2 views

When doing regression or classification, what is the correct (or better) way to preprocess the data?

1. Normalize the data -> PCA -> training

2. PCA -> normalize PCA output -> training

3. Normalize the data -> PCA -> normalize PCA output -> training

Which of the above is more correct, or is the "standardized" way to preprocess the data? By "normalize" I mean either standardization, linear scaling or some other techniques.

by (33.1k points)

You should perform data normalization before doing PCA because it makes PCA work faster with more accuracy.
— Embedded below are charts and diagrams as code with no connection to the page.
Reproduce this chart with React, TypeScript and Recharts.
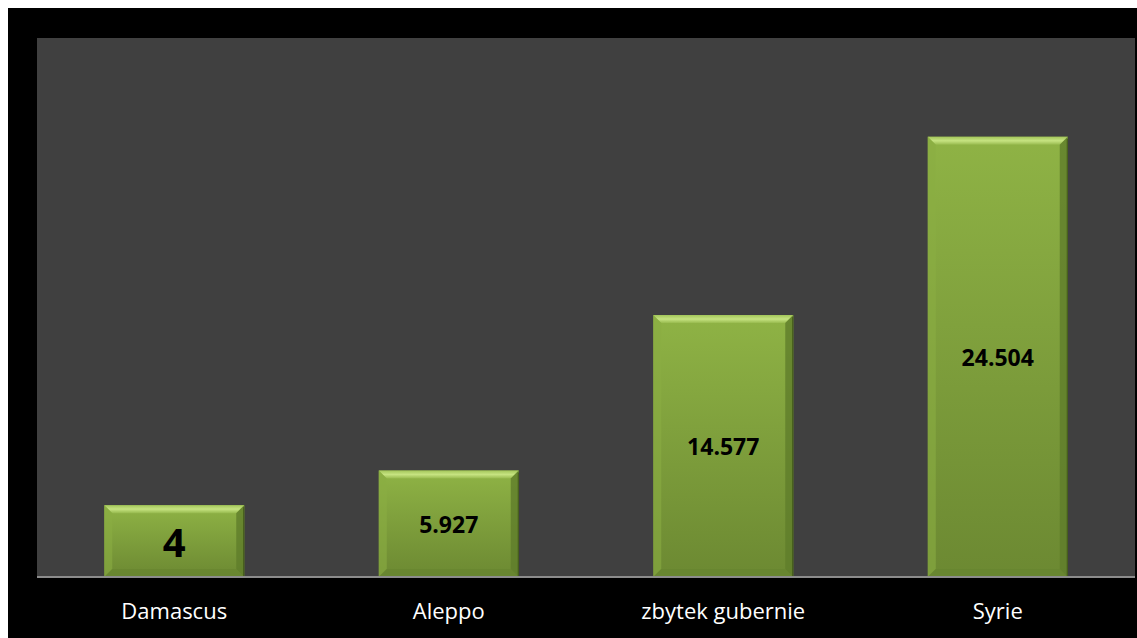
import { BarChart, Bar, XAxis, YAxis, CartesianGrid, LabelList, ReferenceLine } from 'recharts';

const categories = ['Damascus', 'Aleppo', 'zbytek gubernie', 'Syrie'];
const values = [4, 5.927, 14.577, 24.504];

const data = categories.map((name, i) => ({ name, value: values[i] }));

const BevelBar = (props: any) => {
  const { x, y, width, height } = props;
  if (!height || height <= 0) return null;
  const b = 8;
  const r = x + width;
  const bt = y + height;
  return (
    <g>
      <rect x={x} y={y} width={width} height={height} fill="url(#barFace)" />
      {/* top bevel */}
      <polygon points={`${x},${y} ${r},${y} ${r - b},${y + b} ${x + b},${y + b}`} fill="url(#bevelTop)" />
      {/* left bevel */}
      <polygon points={`${x},${y} ${x + b},${y + b} ${x + b},${bt - b} ${x},${bt}`} fill="#8aad42" opacity={0.6} />
      {/* right bevel */}
      <polygon points={`${r},${y} ${r - b},${y + b} ${r - b},${bt - b} ${r},${bt}`} fill="#5f7d2a" opacity={0.8} />
      {/* bottom bevel */}
      <polygon points={`${x},${bt} ${x + b},${bt - b} ${r - b},${bt - b} ${r},${bt}`} fill="#66842f" opacity={0.6} />
      <line x1={r - 0.5} y1={y + 2} x2={r - 0.5} y2={bt} stroke="#3f5418" strokeWidth={1} />
    </g>
  );
};

const renderLabel = (props: any) => {
  const { x, y, width, height, value, index } = props;
  const big = index === 0;
  return (
    <text
      x={x + width / 2}
      y={y + height / 2}
      textAnchor="middle"
      dominantBaseline="central"
      fill="#000"
      fontWeight={700}
      fontSize={big ? 40 : 23}
      fontFamily="'Open Sans', sans-serif"
    >
      {String(value)}
    </text>
  );
};

export default function App() {
  return (
    <div style={{ position: 'absolute', left: 8, top: 8, width: 1129, height: 630, background: '#000' }}>
      <BarChart
        width={1129}
        height={630}
        data={data}
        margin={{ top: 30, right: 2, left: 29, bottom: 0 }}
        barCategoryGap="24.5%"
      >
        <defs>
          <linearGradient id="barFace" x1="0" y1="0" x2="0" y2="1">
            <stop offset="0%" stopColor="#8fb345" />
            <stop offset="100%" stopColor="#6c8932" />
          </linearGradient>
          <linearGradient id="bevelTop" x1="0" y1="0" x2="0" y2="1">
            <stop offset="0%" stopColor="#a3c65a" />
            <stop offset="50%" stopColor="#c6e381" />
            <stop offset="100%" stopColor="#97ba4e" />
          </linearGradient>
        </defs>
        <CartesianGrid fill="#404040" stroke="none" horizontal={false} vertical={false} />
        <XAxis
          dataKey="name"
          height={61}
          axisLine={false}
          tickLine={false}
          interval={0}
          tick={{ fill: '#ffffff', fontSize: 22, fontFamily: "'Open Sans', sans-serif" }}
          dy={18}
        />
        <YAxis hide domain={[0, 30]} />
        <ReferenceLine y={0} stroke="#8c8c8c" strokeWidth={2} />
        <Bar dataKey="value" shape={BevelBar} isAnimationActive={false}>
          <LabelList dataKey="value" content={renderLabel} />
        </Bar>
      </BarChart>
    </div>
  );
}
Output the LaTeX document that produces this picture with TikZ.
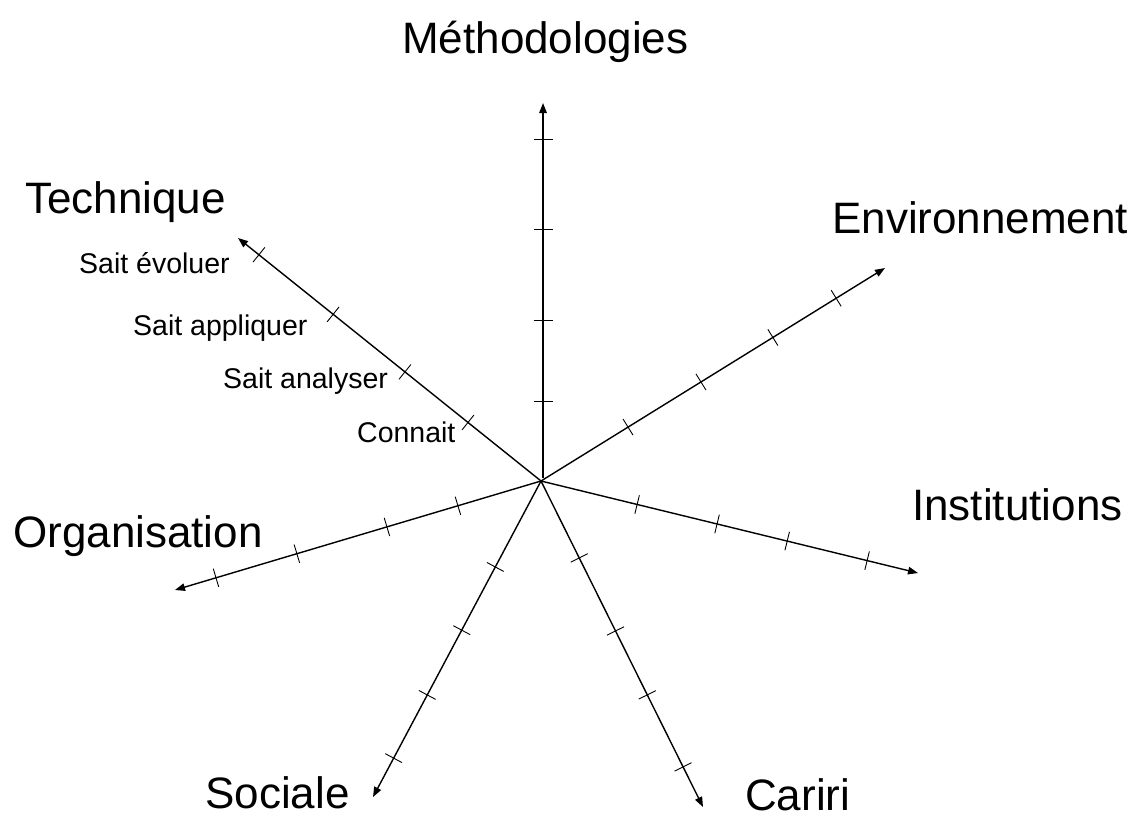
\documentclass[tikz,border=0pt]{standalone}
\usepackage{fontspec}
\setmainfont{Liberation Sans}
\usetikzlibrary{arrows.meta,calc}
\newcommand{\radticks}[3]{%
  \foreach \t in {#3}{%
    \coordinate (p) at ($(#1)!\t!(#2)$);
    \draw[tickline] ($(p)!9.5pt!90:(#2)$) -- ($(p)!9.5pt!-90:(#2)$);
  }}
\begin{document}
\begin{tikzpicture}[x=1pt,y=-1pt,
  axis/.style={line width=1.4pt,-{Triangle[length=10pt,width=7.5pt]}},
  tickline/.style={line width=0.9pt},
  biglabel/.style={anchor=base west,inner sep=0pt,font=\fontsize{44}{52}\selectfont},
  smalllabel/.style={anchor=base west,inner sep=0pt,font=\fontsize{28.5}{34}\selectfont}]
\useasboundingbox (0,0) rectangle (1134,819);
% centre and axis ends
\coordinate (c) at (541,481);
\coordinate (cM) at (543,478);
\coordinate (tM) at (543,103);
\coordinate (tT) at (238,238);
\coordinate (tE) at (885,268);
\coordinate (tI) at (918,573);
\coordinate (tC) at (703,807);
\coordinate (tS) at (373,797);
\coordinate (tO) at (175,590);
% axes
\draw[axis] (cM) -- (tM);
\draw[axis] (c) -- (tT);
\draw[axis] (c) -- (tE);
\draw[axis] (c) -- (tI);
\draw[axis] (c) -- (tC);
\draw[axis] (c) -- (tS);
\draw[axis] (c) -- (tO);
% ticks
\radticks{cM}{tM}{0.205,0.421,0.664,0.904}
\radticks{c}{tT}{0.241,0.449,0.686,0.931}
\radticks{c}{tE}{0.253,0.465,0.674,0.858}
\radticks{c}{tI}{0.255,0.467,0.653,0.865}
\radticks{c}{tC}{0.236,0.460,0.656,0.877}
\radticks{c}{tS}{0.272,0.472,0.677,0.877}
\radticks{c}{tO}{0.227,0.421,0.667,0.888}
% axis labels
\node[biglabel] (lM) at (402,53) {Méthodologies};
\node[biglabel] (lT) at (25,213) {Technique};
\node[biglabel] (lE) at (832,233) {Environnement};
\node[biglabel] (lI) at (912,520) {Institutions};
\node[biglabel] (lO) at (13,547) {Organisation};
\node[biglabel] (lS) at (205,808) {Sociale};
\node[biglabel] (lC) at (745,810) {Cariri};
% level labels
\node[smalllabel] (s4) at (79,273) {Sait évoluer};
\node[smalllabel] (s3) at (133,335) {Sait appliquer};
\node[smalllabel] (s2) at (223,388) {Sait analyser};
\node[smalllabel] (s1) at (357,442) {Connait};
\end{tikzpicture}
\end{document}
For example, consider a data set X with a known correlation matrix C:

>> C = [1 0.5; 0.5 1];

>> A = chol(rho);

>> X = randn(100,2) * A;

Now we will implement PCA to find principal components (features with high co-relation):

>> wts=pca(X)

wts =

0.6659    0.7461

-0.7461    0.6659

To scale the first feature of the data set by 100:

>> Y = X;

>> Y(:,1) = 100 * Y(:,1);

Here, the principal components are aligned with the coordinate axes:

>> wts=pca(Y)

wts =

1.0000    0.0056

-0.0056    1.0000

There are two methods to resolve it:

Rescale the data:

>> Ynorm = bsxfun( df, Y, std(Y))

To get PCA results:

>> wts = pca(Ynorm)

wts =

-0.7125   -0.7016

0.7016   -0.7125

They might be different from the PCA performed on original data.

Second, perform PCA using the correlation matrix of the data, instead of the outer product:

>> wts = pca(Y,'corr')

wts =

0.7071    0.7071

-0.7071    0.7071

This part is might similar to standardizing the data by subtracting the mean and dividing the standard deviation.